======== Data section ========

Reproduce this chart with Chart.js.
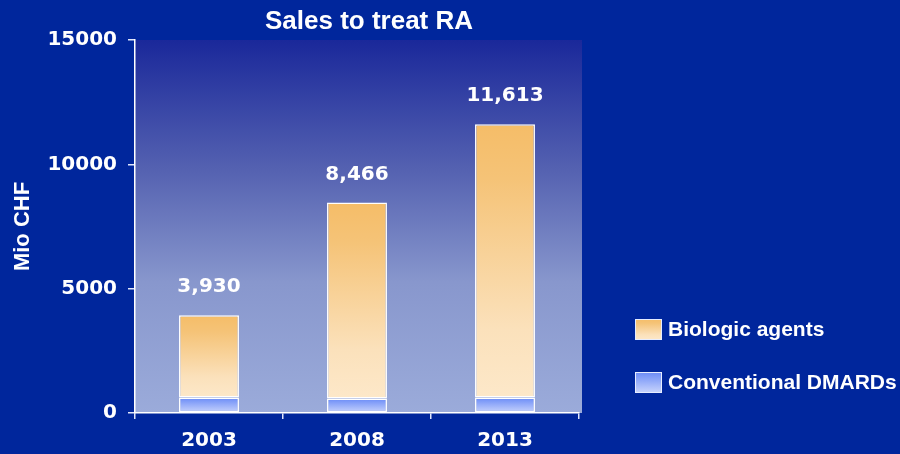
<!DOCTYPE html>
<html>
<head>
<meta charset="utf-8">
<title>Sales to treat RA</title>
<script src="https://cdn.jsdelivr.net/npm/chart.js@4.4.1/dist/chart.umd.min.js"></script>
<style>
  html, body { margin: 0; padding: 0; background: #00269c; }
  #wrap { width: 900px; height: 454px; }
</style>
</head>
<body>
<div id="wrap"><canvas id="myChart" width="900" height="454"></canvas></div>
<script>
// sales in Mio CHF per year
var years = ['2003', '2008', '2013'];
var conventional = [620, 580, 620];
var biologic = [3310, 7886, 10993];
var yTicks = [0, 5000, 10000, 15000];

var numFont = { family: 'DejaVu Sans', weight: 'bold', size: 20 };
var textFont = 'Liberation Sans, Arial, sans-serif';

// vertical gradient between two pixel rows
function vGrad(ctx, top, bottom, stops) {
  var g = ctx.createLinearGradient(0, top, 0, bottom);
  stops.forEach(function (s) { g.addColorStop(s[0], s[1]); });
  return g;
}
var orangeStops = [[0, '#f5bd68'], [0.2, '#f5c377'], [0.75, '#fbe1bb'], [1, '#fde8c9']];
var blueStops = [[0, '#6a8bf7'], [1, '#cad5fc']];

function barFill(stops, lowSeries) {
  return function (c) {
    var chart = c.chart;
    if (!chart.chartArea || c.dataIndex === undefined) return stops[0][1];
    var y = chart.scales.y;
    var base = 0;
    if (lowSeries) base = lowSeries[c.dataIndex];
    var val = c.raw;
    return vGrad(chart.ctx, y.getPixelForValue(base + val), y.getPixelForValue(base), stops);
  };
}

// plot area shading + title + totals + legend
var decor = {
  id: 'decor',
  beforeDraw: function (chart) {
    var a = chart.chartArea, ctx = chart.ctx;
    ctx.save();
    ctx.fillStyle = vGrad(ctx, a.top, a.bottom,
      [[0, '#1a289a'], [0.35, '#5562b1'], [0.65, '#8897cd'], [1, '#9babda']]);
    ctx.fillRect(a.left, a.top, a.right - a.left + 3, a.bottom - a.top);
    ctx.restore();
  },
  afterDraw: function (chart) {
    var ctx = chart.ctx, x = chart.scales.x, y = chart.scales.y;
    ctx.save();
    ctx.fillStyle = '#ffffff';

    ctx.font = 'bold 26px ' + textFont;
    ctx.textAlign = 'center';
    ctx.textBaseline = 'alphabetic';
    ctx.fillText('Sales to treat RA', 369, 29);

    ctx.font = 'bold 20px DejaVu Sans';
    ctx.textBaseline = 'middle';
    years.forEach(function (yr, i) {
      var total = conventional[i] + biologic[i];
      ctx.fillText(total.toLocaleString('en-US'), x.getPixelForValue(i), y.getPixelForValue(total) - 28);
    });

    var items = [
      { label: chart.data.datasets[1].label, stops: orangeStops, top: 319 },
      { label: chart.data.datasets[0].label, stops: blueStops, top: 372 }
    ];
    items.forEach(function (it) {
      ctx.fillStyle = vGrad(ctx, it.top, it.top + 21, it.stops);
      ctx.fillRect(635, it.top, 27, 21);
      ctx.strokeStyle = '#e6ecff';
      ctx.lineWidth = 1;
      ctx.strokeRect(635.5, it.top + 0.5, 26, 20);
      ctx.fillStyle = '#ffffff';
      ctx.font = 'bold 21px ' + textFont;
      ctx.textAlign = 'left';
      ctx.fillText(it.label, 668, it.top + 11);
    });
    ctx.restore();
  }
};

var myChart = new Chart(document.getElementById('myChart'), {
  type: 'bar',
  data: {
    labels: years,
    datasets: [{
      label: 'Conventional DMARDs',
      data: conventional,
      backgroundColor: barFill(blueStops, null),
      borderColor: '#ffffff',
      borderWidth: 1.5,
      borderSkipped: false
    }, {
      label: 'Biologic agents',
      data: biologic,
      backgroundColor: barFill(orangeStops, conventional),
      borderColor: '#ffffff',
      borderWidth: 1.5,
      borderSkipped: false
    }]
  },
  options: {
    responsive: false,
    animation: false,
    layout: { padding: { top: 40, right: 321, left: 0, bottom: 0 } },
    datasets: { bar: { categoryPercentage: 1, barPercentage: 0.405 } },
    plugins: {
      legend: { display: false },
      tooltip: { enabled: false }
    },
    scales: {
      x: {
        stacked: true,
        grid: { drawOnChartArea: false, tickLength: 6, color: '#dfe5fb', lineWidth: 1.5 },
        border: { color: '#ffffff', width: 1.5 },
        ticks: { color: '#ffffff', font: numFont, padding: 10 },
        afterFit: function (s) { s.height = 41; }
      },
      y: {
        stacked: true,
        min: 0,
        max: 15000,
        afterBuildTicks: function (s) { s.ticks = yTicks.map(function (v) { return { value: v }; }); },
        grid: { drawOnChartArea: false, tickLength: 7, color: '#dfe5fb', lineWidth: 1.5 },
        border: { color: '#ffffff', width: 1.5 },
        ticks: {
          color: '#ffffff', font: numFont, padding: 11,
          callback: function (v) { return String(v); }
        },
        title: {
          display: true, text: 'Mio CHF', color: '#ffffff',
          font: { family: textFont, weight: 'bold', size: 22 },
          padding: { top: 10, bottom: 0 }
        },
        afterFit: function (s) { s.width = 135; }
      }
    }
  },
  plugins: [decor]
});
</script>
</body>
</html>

========

* Problem description
Every line of text is to be repeated exactly; pictures are left out.

* Solution
Reproduce this chart with Chart.js.
<!DOCTYPE html>
<html>
<head>
<meta charset="utf-8">
<title>Sales to treat RA</title>
<script src="https://cdn.jsdelivr.net/npm/chart.js@4.4.1/dist/chart.umd.min.js"></script>
<style>
  html, body { margin: 0; padding: 0; background: #00269c; }
  #wrap { width: 900px; height: 454px; }
</style>
</head>
<body>
<div id="wrap"><canvas id="myChart" width="900" height="454"></canvas></div>
<script>
// sales in Mio CHF per year
var years = ['2003', '2008', '2013'];
var conventional = [620, 580, 620];
var biologic = [3310, 7886, 10993];
var yTicks = [0, 5000, 10000, 15000];

var numFont = { family: 'DejaVu Sans', weight: 'bold', size: 20 };
var textFont = 'Liberation Sans, Arial, sans-serif';

// vertical gradient between two pixel rows
function vGrad(ctx, top, bottom, stops) {
  var g = ctx.createLinearGradient(0, top, 0, bottom);
  stops.forEach(function (s) { g.addColorStop(s[0], s[1]); });
  return g;
}
var orangeStops = [[0, '#f5bd68'], [0.2, '#f5c377'], [0.75, '#fbe1bb'], [1, '#fde8c9']];
var blueStops = [[0, '#6a8bf7'], [1, '#cad5fc']];

function barFill(stops, lowSeries) {
  return function (c) {
    var chart = c.chart;
    if (!chart.chartArea || c.dataIndex === undefined) return stops[0][1];
    var y = chart.scales.y;
    var base = 0;
    if (lowSeries) base = lowSeries[c.dataIndex];
    var val = c.raw;
    return vGrad(chart.ctx, y.getPixelForValue(base + val), y.getPixelForValue(base), stops);
  };
}

// plot area shading + title + totals + legend
var decor = {
  id: 'decor',
  beforeDraw: function (chart) {
    var a = chart.chartArea, ctx = chart.ctx;
    ctx.save();
    ctx.fillStyle = vGrad(ctx, a.top, a.bottom,
      [[0, '#1a289a'], [0.35, '#5562b1'], [0.65, '#8897cd'], [1, '#9babda']]);
    ctx.fillRect(a.left, a.top, a.right - a.left + 3, a.bottom - a.top);
    ctx.restore();
  },
  afterDraw: function (chart) {
    var ctx = chart.ctx, x = chart.scales.x, y = chart.scales.y;
    ctx.save();
    ctx.fillStyle = '#ffffff';

    ctx.font = 'bold 26px ' + textFont;
    ctx.textAlign = 'center';
    ctx.textBaseline = 'alphabetic';
    ctx.fillText('Sales to treat RA', 369, 29);

    ctx.font = 'bold 20px DejaVu Sans';
    ctx.textBaseline = 'middle';
    years.forEach(function (yr, i) {
      var total = conventional[i] + biologic[i];
      ctx.fillText(total.toLocaleString('en-US'), x.getPixelForValue(i), y.getPixelForValue(total) - 28);
    });

    var items = [
      { label: chart.data.datasets[1].label, stops: orangeStops, top: 319 },
      { label: chart.data.datasets[0].label, stops: blueStops, top: 372 }
    ];
    items.forEach(function (it) {
      ctx.fillStyle = vGrad(ctx, it.top, it.top + 21, it.stops);
      ctx.fillRect(635, it.top, 27, 21);
      ctx.strokeStyle = '#e6ecff';
      ctx.lineWidth = 1;
      ctx.strokeRect(635.5, it.top + 0.5, 26, 20);
      ctx.fillStyle = '#ffffff';
      ctx.font = 'bold 21px ' + textFont;
      ctx.textAlign = 'left';
      ctx.fillText(it.label, 668, it.top + 11);
    });
    ctx.restore();
  }
};

var myChart = new Chart(document.getElementById('myChart'), {
  type: 'bar',
  data: {
    labels: years,
    datasets: [{
      label: 'Conventional DMARDs',
      data: conventional,
      backgroundColor: barFill(blueStops, null),
      borderColor: '#ffffff',
      borderWidth: 1.5,
      borderSkipped: false
    }, {
      label: 'Biologic agents',
      data: biologic,
      backgroundColor: barFill(orangeStops, conventional),
      borderColor: '#ffffff',
      borderWidth: 1.5,
      borderSkipped: false
    }]
  },
  options: {
    responsive: false,
    animation: false,
    layout: { padding: { top: 40, right: 321, left: 0, bottom: 0 } },
    datasets: { bar: { categoryPercentage: 1, barPercentage: 0.405 } },
    plugins: {
      legend: { display: false },
      tooltip: { enabled: false }
    },
    scales: {
      x: {
        stacked: true,
        grid: { drawOnChartArea: false, tickLength: 6, color: '#dfe5fb', lineWidth: 1.5 },
        border: { color: '#ffffff', width: 1.5 },
        ticks: { color: '#ffffff', font: numFont, padding: 10 },
        afterFit: function (s) { s.height = 41; }
      },
      y: {
        stacked: true,
        min: 0,
        max: 15000,
        afterBuildTicks: function (s) { s.ticks = yTicks.map(function (v) { return { value: v }; }); },
        grid: { drawOnChartArea: false, tickLength: 7, color: '#dfe5fb', lineWidth: 1.5 },
        border: { color: '#ffffff', width: 1.5 },
        ticks: {
          color: '#ffffff', font: numFont, padding: 11,
          callback: function (v) { return String(v); }
        },
        title: {
          display: true, text: 'Mio CHF', color: '#ffffff',
          font: { family: textFont, weight: 'bold', size: 22 },
          padding: { top: 10, bottom: 0 }
        },
        afterFit: function (s) { s.width = 135; }
      }
    }
  },
  plugins: [decor]
});
</script>
</body>
</html>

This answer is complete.